◆ THE EXERCISE
Extract, in full, the lines below, beginning at the first and ending with the line that contains "(origin) -- (xend);". Pictures do not belong in the copy.

◆ DATA PROVIDED
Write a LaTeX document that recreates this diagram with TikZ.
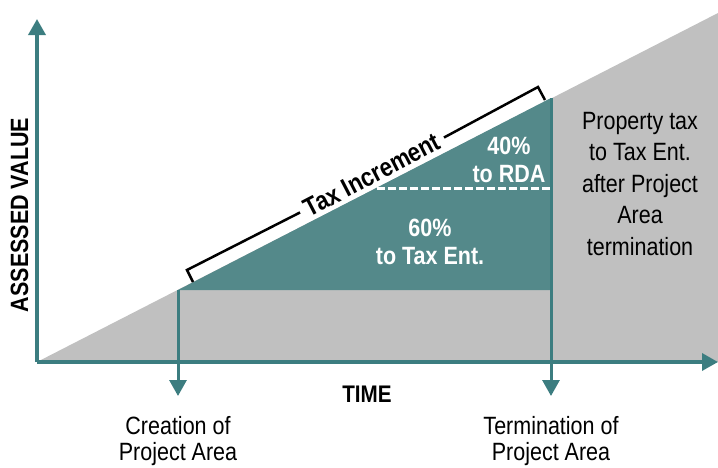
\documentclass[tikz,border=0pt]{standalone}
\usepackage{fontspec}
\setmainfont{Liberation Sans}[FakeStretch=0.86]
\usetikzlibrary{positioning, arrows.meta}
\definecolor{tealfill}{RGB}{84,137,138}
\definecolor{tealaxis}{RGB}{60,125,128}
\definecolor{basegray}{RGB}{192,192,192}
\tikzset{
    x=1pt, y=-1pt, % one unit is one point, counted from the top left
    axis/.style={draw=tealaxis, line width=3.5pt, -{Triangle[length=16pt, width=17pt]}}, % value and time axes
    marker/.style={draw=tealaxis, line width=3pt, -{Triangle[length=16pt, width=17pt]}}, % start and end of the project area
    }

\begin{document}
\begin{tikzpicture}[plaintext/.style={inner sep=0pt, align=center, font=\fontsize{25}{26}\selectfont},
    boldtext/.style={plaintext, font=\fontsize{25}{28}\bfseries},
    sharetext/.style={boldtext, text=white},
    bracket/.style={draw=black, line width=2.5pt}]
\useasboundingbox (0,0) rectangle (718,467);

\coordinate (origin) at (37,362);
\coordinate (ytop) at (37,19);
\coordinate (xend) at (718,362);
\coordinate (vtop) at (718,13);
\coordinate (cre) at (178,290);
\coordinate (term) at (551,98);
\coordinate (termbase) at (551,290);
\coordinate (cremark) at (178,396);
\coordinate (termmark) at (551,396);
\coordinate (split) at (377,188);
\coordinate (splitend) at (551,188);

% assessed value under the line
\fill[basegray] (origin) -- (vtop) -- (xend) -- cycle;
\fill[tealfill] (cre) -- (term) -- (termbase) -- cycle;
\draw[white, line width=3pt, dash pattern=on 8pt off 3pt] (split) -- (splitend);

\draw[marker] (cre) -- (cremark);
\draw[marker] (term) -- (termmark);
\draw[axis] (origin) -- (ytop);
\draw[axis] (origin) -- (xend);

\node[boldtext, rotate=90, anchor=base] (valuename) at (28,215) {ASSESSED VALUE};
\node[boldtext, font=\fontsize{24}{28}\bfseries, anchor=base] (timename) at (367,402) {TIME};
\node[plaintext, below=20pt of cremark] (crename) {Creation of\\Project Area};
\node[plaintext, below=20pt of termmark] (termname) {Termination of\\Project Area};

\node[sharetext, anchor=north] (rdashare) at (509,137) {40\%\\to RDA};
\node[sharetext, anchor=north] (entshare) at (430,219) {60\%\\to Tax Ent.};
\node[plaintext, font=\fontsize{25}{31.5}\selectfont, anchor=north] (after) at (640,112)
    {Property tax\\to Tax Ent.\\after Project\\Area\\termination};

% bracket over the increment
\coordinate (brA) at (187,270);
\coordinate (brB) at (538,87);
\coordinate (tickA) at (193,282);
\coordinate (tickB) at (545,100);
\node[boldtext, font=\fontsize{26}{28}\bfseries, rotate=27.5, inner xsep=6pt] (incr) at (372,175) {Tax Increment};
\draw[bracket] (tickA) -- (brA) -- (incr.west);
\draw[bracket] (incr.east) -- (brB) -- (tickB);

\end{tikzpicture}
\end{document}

◆ RIGHT ANSWER
Write a LaTeX document that recreates this diagram with TikZ.
\documentclass[tikz,border=0pt]{standalone}
\usepackage{fontspec}
\setmainfont{Liberation Sans}[FakeStretch=0.86]
\usetikzlibrary{positioning, arrows.meta}
\definecolor{tealfill}{RGB}{84,137,138}
\definecolor{tealaxis}{RGB}{60,125,128}
\definecolor{basegray}{RGB}{192,192,192}
\tikzset{
    x=1pt, y=-1pt, % one unit is one point, counted from the top left
    axis/.style={draw=tealaxis, line width=3.5pt, -{Triangle[length=16pt, width=17pt]}}, % value and time axes
    marker/.style={draw=tealaxis, line width=3pt, -{Triangle[length=16pt, width=17pt]}}, % start and end of the project area
    }

\begin{document}
\begin{tikzpicture}[plaintext/.style={inner sep=0pt, align=center, font=\fontsize{25}{26}\selectfont},
    boldtext/.style={plaintext, font=\fontsize{25}{28}\bfseries},
    sharetext/.style={boldtext, text=white},
    bracket/.style={draw=black, line width=2.5pt}]
\useasboundingbox (0,0) rectangle (718,467);

\coordinate (origin) at (37,362);
\coordinate (ytop) at (37,19);
\coordinate (xend) at (718,362);
\coordinate (vtop) at (718,13);
\coordinate (cre) at (178,290);
\coordinate (term) at (551,98);
\coordinate (termbase) at (551,290);
\coordinate (cremark) at (178,396);
\coordinate (termmark) at (551,396);
\coordinate (split) at (377,188);
\coordinate (splitend) at (551,188);

% assessed value under the line
\fill[basegray] (origin) -- (vtop) -- (xend) -- cycle;
\fill[tealfill] (cre) -- (term) -- (termbase) -- cycle;
\draw[white, line width=3pt, dash pattern=on 8pt off 3pt] (split) -- (splitend);

\draw[marker] (cre) -- (cremark);
\draw[marker] (term) -- (termmark);
\draw[axis] (origin) -- (ytop);
\draw[axis] (origin) -- (xend);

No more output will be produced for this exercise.